Correct storage of your brewing ingredients is something very easy to do that can greatly improve the flavour and quality of your home brewed beer.


The golden rule for malt storage: the cooler and drier the better.

It doesn’t matter if your grain is crushed or uncrushed, the cooler and drier you can keep your malt, the longer it will last before it starts to stale and degrade.

Uncrushed grains have a shelf life a lot longer than crushed grains. Stored correctly in the right conditions, uncrushed grains can last 12-18 months. 

We sell crushed grains in bulk to many of our customers – the current belief is that these grains are only good for up to a few months, but other experiments in this area suggest they are fine for up to 6 months.


Oxygen, heat and light destroy hops.

The best way to store your hops are in vacuum sealed bags in the freezer.

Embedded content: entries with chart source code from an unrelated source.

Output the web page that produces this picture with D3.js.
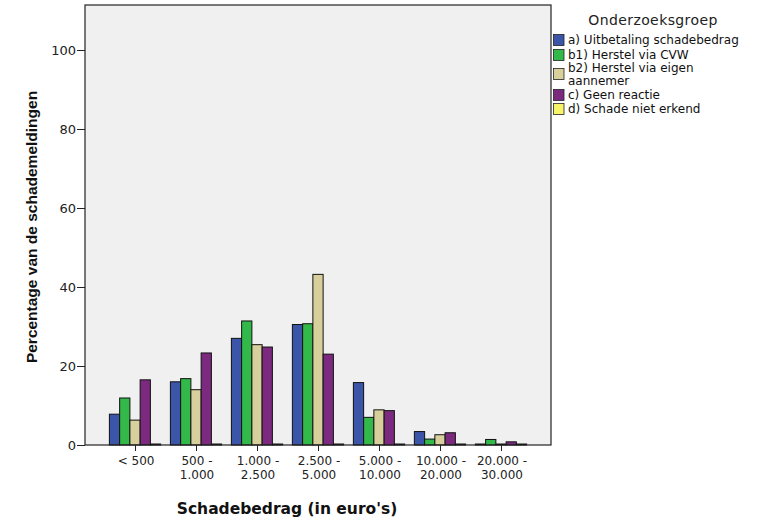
<!DOCTYPE html>
<html><head><meta charset="utf-8">
<script src="https://cdn.jsdelivr.net/npm/d3@7"></script>
<style>body{margin:0;background:#fff}svg{display:block}</style>
</head><body>
<svg id="c" width="762" height="531"></svg>
<script>
const categories = [["< 500"],["500 -","1.000"],["1.000 -","2.500"],["2.500 -","5.000"],["5.000 -","10.000"],["10.000 -","20.000"],["20.000 -","30.000"]];
const seriesNames = ["a) Uitbetaling schadebedrag","b1) Herstel via CVW","b2) Herstel via eigen aannemer","c) Geen reactie","d) Schade niet erkend"];
const legendLabels = [["a) Uitbetaling schadebedrag"],["b1) Herstel via CVW"],["b2) Herstel via eigen","aannemer"],["c) Geen reactie"],["d) Schade niet erkend"]];
const colors = ["#3b55a8","#32b94a","#d8d09c","#7c2a7f","#f8f46a"];
const sA  = [7.8, 16.0, 27.0, 30.5, 15.8, 3.4, 0];
const sB1 = [11.9, 16.8, 31.4, 30.7, 7.0, 1.5, 1.4];
const sB2 = [6.3, 14.0, 25.4, 43.2, 8.9, 2.6, 0];
const sC  = [16.5, 23.3, 24.8, 23.0, 8.7, 3.1, 0.8];
const sD  = [0, 0, 0, 0, 0, 0, 0];
const series = [sA, sB1, sB2, sC, sD];
const yTicks = [0,20,40,60,80,100];

const FONT = "DejaVu Sans, Verdana, sans-serif";
const svg = d3.select("#c");
const L = 85, R = 551, T = 5, B = 445;
svg.append("rect").attr("x",L).attr("y",T).attr("width",R-L).attr("height",B-T).attr("fill","#f0f0f0");

const x = d3.scaleBand().domain(d3.range(categories.length)).range([L,R]).paddingInner(0.16).paddingOuter(0.4);
const xi = d3.scaleBand().domain(d3.range(series.length)).range([0,x.bandwidth()]);
const y = d3.scaleLinear().domain([0, (B-T)/3.95]).range([B,T]);

series.forEach((s,si)=>{
  svg.append("g").selectAll("rect").data(s).join("rect")
    .attr("x",(d,i)=>x(i)+xi(si))
    .attr("width",xi.bandwidth())
    .attr("y",d=>Math.min(y(d), B-1))
    .attr("height",d=>Math.max(B-y(d),1))
    .attr("fill",colors[si]).attr("stroke","#111").attr("stroke-width",1);
});

// frame
svg.append("rect").attr("x",L).attr("y",T).attr("width",R-L).attr("height",B-T).attr("fill","none").attr("stroke","#222").attr("stroke-width",1.2);

const ya = svg.append("g").attr("transform",`translate(${L},0)`).call(d3.axisLeft(y).tickValues(yTicks).tickSize(8).tickPadding(1));
ya.select(".domain").remove();
ya.selectAll("line").attr("stroke","#222");
ya.selectAll("text").attr("font-family",FONT).attr("font-size",13).attr("fill","#222");

const xa = svg.append("g").attr("transform",`translate(0,${B})`).call(d3.axisBottom(x).tickSize(6).tickFormat(""));
xa.select(".domain").remove();
xa.selectAll(".tick line").attr("stroke","#222").attr("transform","translate(0.5,0)");
xa.selectAll(".tick").each(function(d){
  const t = d3.select(this).append("text").attr("fill","#222").attr("font-family",FONT).attr("font-size",12).attr("text-anchor","middle");
  categories[d].forEach((ln,k)=>t.append("tspan").attr("x",1).attr("y",20+k*14).text(ln));
});

svg.append("text").attr("x",287).attr("y",514).attr("text-anchor","middle").attr("font-family",FONT).attr("font-weight","bold").attr("font-size",15.5).attr("fill","#111").text("Schadebedrag (in euro's)");
svg.append("text").attr("transform","translate(37,227) rotate(-90)").attr("text-anchor","middle").attr("font-family","Liberation Sans, Arial").attr("font-weight","bold").attr("font-size",15.5).attr("fill","#111").text("Percentage van de schademeldingen");

// legend
svg.append("text").attr("x",653).attr("y",25).attr("text-anchor","middle").attr("font-family",FONT).attr("font-size",14).attr("letter-spacing",0.4).attr("fill","#222").text("Onderzoeksgroep");
const ly = [40,55,74,95,109];
legendLabels.forEach((lab,i)=>{
  svg.append("rect").attr("x",553.5).attr("y",ly[i]-5.5).attr("width",10.5).attr("height",11).attr("fill",colors[i]).attr("stroke","#222").attr("stroke-width",0.8);
  const t = svg.append("text").attr("font-family",FONT).attr("font-size",12).attr("fill","#111");
  lab.forEach((ln,k)=>t.append("tspan").attr("x",568).attr("y",ly[i]+4-(lab.length-1)*6.5+k*13).text(ln));
});
</script>
</body></html>
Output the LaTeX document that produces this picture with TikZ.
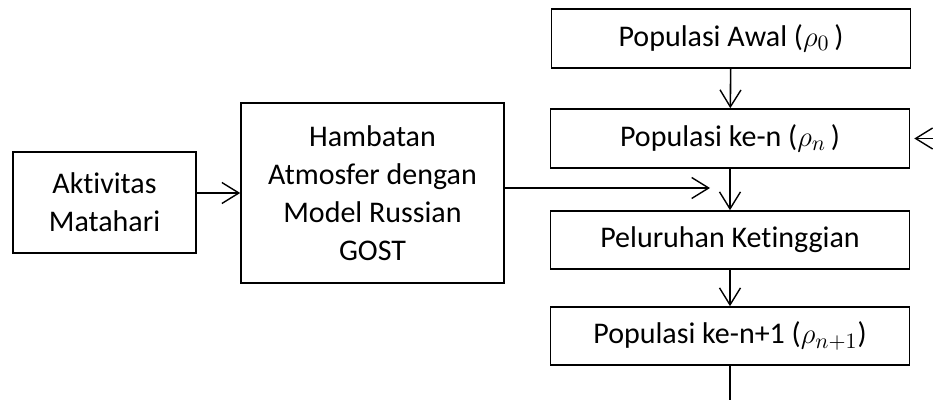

All of our hops come packaged in bags that are able to be resealed using household vacuum sealers. If you are unable to re-seal your opened bags of hops, the next best thing is to seal that bag inside a zip-lock bag and throw it in the freezer or fridge. The cooler the better though.

The warmer you store your hops, the quicker they will oxidize and stale. Any hops left out at room temperature will oxygenate very quickly and get the oxidized “cheesy” aroma that is often associated with old hops. 


Yeast should be stored in the refrigerator. Many shops don’t store their dry yeast cold as some manufacturers don’t require it for their product. 

While it may be ok stored warm, storing yeast cold definitely won’t damage the product or shorten its life-span, so we store all dry yeast in the refrigerator and recommend you do the same at home.


Brewing consumables come in many different forms and may require special requirements in terms of storage. 

As a general rule of thumb, anything powderized (such as brewing salts, cleaning products etc.) are best stored in a sealed container at room temperature. Stored unsealed these products may take in moisture and the powder could become crystalized and hard.

Some liquids are fine to be stored at room temperature in their original packaging, but others might have an increased shelf life if stored in the refrigerator. We recommend checking the packaging for specific storage instructions.